▸ **DATASET ROWS**:

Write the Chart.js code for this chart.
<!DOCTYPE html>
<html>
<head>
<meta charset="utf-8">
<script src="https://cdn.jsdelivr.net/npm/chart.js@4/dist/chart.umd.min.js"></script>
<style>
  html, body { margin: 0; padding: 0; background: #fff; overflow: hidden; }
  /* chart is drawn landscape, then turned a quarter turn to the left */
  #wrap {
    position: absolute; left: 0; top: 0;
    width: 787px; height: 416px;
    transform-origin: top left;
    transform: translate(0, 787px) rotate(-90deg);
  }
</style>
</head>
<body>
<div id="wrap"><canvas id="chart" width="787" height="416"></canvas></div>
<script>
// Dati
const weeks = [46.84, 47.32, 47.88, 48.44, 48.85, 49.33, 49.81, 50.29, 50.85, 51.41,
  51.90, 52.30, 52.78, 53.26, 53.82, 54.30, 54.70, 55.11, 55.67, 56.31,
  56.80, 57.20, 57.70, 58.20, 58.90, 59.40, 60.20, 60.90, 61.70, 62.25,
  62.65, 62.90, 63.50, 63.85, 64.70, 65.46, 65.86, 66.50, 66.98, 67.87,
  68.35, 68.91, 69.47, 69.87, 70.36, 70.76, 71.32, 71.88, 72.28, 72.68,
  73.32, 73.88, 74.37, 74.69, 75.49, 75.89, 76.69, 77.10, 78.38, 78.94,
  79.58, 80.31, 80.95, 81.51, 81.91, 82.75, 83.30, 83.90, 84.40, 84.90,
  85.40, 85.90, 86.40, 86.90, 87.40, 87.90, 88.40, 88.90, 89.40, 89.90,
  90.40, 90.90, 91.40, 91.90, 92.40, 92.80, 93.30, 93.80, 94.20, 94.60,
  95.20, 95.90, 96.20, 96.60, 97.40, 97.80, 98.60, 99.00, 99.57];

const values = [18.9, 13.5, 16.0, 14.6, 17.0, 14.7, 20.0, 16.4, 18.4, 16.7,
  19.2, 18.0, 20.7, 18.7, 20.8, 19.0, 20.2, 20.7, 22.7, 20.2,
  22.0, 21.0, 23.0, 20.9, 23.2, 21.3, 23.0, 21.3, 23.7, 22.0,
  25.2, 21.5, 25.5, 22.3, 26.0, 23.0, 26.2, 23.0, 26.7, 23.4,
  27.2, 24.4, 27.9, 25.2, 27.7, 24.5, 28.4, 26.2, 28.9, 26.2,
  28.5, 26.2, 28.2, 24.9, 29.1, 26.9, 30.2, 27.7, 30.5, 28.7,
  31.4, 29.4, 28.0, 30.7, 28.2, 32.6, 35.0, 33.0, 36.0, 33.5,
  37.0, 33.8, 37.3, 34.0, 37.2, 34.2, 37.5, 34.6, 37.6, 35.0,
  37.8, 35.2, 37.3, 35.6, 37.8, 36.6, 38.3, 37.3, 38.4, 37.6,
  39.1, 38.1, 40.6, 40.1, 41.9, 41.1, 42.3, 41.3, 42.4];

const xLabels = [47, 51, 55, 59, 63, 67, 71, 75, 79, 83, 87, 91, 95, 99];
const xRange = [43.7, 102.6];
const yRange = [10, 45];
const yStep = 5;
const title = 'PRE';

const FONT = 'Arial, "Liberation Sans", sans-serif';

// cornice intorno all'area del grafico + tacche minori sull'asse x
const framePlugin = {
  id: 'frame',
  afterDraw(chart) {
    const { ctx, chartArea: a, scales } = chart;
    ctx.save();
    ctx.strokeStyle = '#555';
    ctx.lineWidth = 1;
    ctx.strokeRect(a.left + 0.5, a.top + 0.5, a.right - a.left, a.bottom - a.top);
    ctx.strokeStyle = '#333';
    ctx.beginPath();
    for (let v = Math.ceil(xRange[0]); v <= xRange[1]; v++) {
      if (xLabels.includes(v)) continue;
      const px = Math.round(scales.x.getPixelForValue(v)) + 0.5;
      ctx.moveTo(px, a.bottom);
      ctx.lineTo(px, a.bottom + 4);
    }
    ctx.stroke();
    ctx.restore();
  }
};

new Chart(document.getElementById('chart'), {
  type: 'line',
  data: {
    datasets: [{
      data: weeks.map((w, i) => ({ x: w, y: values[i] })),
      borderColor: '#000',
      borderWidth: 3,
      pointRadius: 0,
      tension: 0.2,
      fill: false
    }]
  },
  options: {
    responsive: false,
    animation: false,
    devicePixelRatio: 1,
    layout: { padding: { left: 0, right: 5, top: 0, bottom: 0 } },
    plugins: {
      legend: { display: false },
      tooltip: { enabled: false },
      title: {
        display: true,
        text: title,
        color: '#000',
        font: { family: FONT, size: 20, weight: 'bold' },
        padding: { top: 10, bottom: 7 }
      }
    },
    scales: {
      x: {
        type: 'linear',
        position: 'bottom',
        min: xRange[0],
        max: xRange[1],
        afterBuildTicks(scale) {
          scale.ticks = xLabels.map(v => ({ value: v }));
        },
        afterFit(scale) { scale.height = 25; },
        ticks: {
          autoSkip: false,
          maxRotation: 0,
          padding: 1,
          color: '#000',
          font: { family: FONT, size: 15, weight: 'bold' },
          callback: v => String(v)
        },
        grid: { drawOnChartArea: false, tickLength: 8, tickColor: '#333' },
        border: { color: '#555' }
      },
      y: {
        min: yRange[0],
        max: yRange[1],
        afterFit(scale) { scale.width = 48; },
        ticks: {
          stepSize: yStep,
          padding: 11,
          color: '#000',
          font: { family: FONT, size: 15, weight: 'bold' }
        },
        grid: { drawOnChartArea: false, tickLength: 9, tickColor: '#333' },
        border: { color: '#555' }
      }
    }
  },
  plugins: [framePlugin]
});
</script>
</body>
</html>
==
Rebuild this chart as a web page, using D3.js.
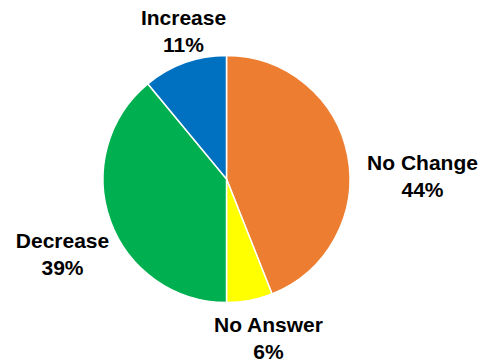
==
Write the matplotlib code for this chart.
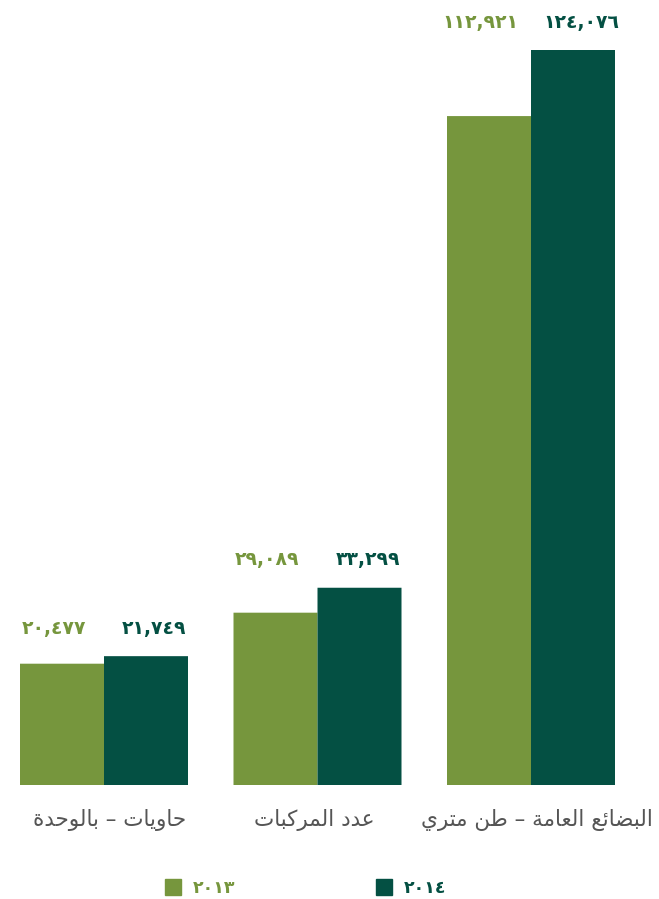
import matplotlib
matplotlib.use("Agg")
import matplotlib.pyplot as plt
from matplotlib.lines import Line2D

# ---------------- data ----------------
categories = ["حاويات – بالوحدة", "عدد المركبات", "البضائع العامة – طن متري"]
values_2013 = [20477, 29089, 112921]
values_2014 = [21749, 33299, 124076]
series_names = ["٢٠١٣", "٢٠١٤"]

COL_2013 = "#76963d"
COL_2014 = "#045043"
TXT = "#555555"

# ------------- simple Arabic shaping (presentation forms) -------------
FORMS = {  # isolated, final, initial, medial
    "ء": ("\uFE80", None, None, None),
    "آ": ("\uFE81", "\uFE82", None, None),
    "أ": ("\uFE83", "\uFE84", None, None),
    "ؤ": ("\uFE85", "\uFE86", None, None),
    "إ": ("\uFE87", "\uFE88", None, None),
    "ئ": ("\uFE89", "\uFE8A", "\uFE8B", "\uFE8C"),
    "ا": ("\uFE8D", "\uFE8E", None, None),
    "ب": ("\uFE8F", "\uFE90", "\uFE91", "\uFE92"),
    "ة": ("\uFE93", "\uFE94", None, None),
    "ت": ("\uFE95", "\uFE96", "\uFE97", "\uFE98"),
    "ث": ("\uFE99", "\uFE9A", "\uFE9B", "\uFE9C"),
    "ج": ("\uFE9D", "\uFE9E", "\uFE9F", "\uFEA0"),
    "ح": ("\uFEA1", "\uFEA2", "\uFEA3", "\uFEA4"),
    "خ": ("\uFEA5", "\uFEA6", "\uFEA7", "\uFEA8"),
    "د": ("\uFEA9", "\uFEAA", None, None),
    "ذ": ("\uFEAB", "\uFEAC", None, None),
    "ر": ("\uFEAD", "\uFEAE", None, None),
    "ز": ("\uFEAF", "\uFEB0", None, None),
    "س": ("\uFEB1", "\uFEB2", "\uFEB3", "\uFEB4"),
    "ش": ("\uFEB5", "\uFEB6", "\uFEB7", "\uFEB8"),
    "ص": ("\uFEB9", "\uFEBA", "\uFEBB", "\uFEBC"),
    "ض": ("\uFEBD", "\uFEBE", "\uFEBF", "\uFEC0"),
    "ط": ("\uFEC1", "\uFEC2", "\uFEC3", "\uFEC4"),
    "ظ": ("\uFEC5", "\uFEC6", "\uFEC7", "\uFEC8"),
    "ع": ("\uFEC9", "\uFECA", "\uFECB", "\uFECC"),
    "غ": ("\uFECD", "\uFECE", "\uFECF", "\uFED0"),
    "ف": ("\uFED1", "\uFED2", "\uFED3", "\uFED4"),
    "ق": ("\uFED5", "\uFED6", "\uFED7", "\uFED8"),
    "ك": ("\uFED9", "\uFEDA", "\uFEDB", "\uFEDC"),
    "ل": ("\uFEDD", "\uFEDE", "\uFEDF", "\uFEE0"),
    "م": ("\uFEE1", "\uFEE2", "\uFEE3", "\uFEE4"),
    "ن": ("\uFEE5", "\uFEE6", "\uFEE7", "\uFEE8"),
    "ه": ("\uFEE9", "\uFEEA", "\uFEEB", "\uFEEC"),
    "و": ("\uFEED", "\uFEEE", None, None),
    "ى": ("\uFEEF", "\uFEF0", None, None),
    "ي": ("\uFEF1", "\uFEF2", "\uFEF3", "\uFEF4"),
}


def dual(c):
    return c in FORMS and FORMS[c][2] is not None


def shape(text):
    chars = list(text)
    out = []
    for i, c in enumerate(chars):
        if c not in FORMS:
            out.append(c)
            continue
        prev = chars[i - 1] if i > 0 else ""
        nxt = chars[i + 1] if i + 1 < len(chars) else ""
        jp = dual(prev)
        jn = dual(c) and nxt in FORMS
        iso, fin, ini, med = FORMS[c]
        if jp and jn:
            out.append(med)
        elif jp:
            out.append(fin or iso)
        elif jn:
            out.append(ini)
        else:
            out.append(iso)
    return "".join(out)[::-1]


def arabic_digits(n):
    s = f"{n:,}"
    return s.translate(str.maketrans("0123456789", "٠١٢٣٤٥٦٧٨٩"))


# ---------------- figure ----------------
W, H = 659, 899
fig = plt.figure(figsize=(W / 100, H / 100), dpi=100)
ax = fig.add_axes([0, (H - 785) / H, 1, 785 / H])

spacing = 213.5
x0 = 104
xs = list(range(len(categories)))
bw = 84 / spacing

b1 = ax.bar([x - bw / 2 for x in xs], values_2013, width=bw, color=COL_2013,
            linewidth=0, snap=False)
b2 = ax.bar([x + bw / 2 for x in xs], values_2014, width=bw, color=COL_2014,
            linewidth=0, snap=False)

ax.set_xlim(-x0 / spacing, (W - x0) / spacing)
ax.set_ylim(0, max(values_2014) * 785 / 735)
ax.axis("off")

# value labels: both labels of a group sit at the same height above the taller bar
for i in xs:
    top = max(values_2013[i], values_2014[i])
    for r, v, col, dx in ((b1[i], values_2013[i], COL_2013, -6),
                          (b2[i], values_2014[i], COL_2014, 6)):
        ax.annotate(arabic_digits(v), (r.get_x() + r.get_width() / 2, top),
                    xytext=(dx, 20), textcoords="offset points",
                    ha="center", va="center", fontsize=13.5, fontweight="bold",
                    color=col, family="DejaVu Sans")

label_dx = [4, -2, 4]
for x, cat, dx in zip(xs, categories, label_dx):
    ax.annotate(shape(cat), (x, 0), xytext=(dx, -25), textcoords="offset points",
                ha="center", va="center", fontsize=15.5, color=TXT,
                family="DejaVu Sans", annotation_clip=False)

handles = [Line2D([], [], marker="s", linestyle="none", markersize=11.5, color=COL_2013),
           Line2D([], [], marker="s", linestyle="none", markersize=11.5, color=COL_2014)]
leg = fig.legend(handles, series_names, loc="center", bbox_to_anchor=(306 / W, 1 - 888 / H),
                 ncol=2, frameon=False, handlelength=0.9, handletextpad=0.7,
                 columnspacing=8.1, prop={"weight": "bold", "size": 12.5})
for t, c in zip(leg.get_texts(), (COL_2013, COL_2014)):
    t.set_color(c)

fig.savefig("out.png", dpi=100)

▸ **YOUR GOAL**: Look above for lines with the word "this" and copy them all.

▸ **TASK SOLUTION**:
Write the Chart.js code for this chart.
Rebuild this chart as a web page, using D3.js.
Write the matplotlib code for this chart.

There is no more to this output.